Given exercise: A verbatim copy is needed of the lines from the one containing "Convert this chart to matplotlib code." down to the one containing "from matplotlib.ticker import FuncFormatter", inclusive. Print it with no pictures.

Task input:
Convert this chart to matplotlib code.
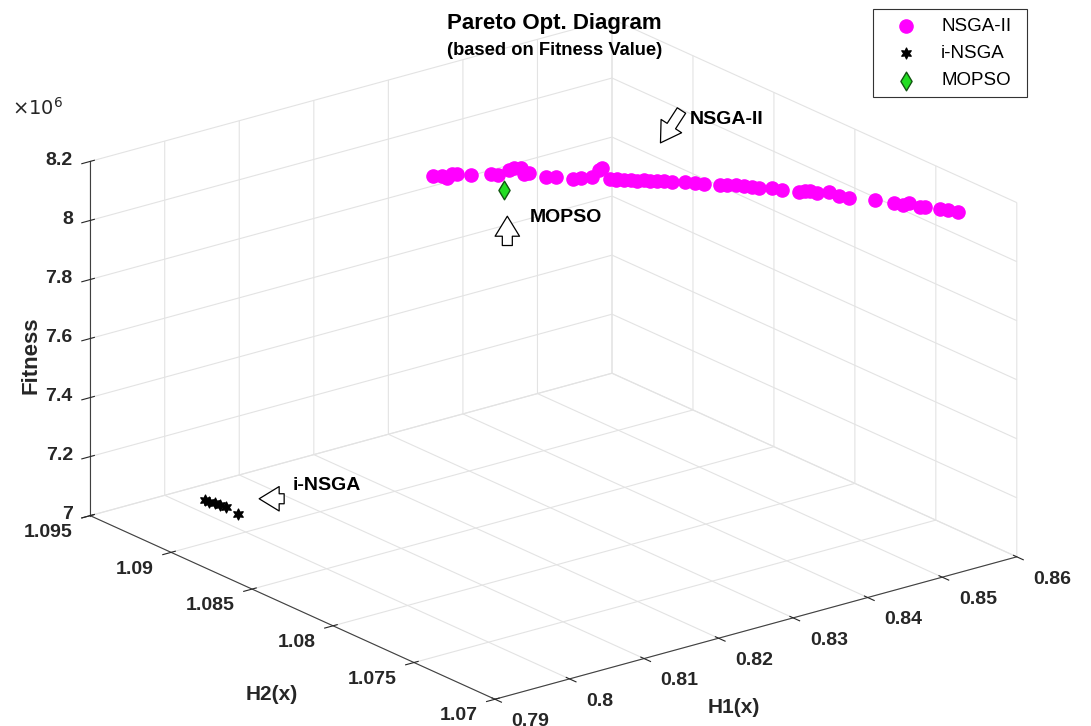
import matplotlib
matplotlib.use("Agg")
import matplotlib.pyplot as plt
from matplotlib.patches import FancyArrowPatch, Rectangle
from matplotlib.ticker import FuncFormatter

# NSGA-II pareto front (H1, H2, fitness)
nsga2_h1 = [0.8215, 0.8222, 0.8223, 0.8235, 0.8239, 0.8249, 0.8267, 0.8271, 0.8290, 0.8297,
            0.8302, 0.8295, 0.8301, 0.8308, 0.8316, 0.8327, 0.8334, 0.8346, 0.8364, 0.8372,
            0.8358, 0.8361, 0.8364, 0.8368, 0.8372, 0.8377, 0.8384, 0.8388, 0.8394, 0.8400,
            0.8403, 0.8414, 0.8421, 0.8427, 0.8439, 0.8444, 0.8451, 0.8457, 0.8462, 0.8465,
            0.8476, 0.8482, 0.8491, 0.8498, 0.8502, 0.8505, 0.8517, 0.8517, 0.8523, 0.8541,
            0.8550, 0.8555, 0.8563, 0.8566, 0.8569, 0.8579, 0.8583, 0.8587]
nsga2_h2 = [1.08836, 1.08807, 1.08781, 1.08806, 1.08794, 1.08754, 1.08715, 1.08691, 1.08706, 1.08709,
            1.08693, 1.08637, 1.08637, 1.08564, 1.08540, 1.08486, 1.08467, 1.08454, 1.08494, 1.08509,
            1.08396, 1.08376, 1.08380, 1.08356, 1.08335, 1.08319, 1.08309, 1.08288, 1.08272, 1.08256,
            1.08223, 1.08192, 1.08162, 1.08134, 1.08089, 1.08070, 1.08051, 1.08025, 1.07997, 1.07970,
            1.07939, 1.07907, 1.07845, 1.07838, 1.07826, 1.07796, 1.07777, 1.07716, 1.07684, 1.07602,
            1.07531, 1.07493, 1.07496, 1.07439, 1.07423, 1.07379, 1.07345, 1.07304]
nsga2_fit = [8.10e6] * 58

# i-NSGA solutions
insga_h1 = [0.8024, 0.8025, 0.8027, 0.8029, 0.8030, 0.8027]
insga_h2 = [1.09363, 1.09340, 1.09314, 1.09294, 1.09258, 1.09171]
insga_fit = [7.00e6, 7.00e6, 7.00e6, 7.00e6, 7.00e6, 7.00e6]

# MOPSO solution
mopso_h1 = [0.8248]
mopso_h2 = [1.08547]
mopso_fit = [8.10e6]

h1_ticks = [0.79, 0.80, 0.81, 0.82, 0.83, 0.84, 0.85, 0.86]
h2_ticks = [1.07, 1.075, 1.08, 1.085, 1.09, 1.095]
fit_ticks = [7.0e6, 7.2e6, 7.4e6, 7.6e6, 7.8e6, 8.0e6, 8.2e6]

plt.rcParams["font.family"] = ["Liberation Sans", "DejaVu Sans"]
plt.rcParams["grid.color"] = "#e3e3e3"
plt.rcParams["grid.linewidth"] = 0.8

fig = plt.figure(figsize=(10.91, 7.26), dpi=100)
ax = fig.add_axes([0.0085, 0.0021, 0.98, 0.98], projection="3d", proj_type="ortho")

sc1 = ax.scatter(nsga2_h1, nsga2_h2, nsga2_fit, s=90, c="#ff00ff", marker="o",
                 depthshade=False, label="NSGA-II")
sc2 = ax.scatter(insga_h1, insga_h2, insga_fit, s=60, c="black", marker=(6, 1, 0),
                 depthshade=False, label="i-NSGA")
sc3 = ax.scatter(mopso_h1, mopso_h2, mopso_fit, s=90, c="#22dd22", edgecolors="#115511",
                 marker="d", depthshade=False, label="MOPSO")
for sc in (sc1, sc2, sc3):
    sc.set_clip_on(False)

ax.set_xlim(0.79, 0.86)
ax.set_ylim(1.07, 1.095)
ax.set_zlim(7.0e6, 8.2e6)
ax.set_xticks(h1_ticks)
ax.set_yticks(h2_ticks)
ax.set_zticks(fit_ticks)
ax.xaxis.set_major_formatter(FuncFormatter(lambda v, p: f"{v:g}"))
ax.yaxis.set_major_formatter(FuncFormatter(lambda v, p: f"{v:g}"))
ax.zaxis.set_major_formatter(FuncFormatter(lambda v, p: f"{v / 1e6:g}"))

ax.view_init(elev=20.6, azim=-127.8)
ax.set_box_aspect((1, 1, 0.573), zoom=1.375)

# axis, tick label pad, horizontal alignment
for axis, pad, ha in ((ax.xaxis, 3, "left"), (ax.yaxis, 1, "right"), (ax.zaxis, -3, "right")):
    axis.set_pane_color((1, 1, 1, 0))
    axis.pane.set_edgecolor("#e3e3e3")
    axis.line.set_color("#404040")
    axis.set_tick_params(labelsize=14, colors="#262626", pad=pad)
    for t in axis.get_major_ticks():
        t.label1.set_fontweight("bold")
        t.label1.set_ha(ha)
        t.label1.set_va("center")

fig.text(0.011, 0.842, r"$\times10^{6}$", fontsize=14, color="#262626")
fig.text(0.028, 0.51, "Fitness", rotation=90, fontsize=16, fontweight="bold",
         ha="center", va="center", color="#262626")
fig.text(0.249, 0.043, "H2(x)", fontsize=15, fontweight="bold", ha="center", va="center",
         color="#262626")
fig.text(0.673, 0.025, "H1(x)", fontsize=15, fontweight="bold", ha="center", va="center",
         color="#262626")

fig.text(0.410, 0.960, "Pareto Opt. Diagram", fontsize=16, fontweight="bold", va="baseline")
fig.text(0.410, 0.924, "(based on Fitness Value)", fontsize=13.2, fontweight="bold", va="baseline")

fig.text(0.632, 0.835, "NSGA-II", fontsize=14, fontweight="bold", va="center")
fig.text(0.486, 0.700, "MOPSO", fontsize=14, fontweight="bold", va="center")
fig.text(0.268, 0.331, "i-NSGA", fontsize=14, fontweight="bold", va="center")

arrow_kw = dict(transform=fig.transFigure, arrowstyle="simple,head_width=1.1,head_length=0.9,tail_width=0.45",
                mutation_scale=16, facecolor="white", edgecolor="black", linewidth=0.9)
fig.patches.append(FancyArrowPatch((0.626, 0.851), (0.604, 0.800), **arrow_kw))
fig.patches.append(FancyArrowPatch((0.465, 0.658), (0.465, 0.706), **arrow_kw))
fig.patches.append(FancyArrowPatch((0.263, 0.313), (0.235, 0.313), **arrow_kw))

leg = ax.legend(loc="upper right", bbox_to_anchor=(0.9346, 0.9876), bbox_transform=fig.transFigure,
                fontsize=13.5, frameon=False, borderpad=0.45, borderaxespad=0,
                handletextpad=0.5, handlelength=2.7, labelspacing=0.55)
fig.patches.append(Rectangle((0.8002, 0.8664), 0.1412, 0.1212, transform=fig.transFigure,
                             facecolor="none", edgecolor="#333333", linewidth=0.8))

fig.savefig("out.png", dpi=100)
...
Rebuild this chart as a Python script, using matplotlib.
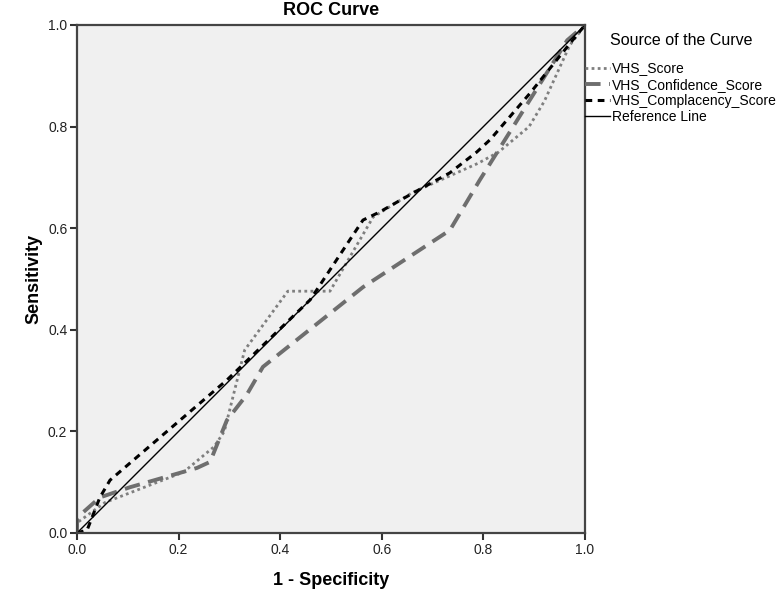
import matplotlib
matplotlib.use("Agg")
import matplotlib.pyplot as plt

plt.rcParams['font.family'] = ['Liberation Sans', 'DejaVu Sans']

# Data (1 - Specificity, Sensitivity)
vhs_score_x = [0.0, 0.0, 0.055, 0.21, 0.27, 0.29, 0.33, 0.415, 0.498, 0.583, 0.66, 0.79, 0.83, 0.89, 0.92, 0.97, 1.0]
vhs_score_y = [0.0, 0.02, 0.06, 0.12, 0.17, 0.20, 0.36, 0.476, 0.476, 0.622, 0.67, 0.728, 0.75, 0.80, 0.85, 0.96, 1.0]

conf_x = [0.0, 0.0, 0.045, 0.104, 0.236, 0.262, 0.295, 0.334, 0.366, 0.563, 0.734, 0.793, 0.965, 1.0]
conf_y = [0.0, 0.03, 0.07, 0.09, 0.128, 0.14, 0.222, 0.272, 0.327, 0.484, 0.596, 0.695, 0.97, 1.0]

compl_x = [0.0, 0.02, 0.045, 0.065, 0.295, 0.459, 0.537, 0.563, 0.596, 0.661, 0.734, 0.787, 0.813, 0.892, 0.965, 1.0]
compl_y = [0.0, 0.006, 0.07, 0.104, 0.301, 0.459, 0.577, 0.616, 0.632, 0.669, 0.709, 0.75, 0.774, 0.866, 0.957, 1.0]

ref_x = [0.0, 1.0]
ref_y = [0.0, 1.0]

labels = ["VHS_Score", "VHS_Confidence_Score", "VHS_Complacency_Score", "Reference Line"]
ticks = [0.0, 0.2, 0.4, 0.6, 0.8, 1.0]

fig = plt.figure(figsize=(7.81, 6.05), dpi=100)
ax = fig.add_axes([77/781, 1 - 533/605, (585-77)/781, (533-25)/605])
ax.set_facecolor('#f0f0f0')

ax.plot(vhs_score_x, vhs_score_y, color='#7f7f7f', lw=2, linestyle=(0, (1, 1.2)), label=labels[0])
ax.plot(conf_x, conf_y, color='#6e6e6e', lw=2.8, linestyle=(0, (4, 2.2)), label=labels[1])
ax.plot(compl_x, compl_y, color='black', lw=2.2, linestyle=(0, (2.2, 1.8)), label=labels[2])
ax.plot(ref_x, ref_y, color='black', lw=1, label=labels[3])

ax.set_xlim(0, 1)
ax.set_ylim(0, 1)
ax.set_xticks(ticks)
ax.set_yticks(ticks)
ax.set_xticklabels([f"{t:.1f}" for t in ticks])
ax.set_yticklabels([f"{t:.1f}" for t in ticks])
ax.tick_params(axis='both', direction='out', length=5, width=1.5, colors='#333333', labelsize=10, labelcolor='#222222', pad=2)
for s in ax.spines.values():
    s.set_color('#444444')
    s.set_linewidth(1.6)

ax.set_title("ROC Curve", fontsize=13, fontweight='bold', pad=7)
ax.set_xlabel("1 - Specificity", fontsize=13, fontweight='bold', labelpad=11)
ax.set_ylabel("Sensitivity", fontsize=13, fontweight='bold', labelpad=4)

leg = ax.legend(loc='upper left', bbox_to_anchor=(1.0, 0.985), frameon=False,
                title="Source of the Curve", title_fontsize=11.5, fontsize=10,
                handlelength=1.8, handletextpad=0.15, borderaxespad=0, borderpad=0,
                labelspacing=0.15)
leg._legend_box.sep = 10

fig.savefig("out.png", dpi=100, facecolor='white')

Solution to the exercise:
Convert this chart to matplotlib code.
import matplotlib
matplotlib.use("Agg")
import matplotlib.pyplot as plt
from matplotlib.patches import FancyArrowPatch, Rectangle
from matplotlib.ticker import FuncFormatter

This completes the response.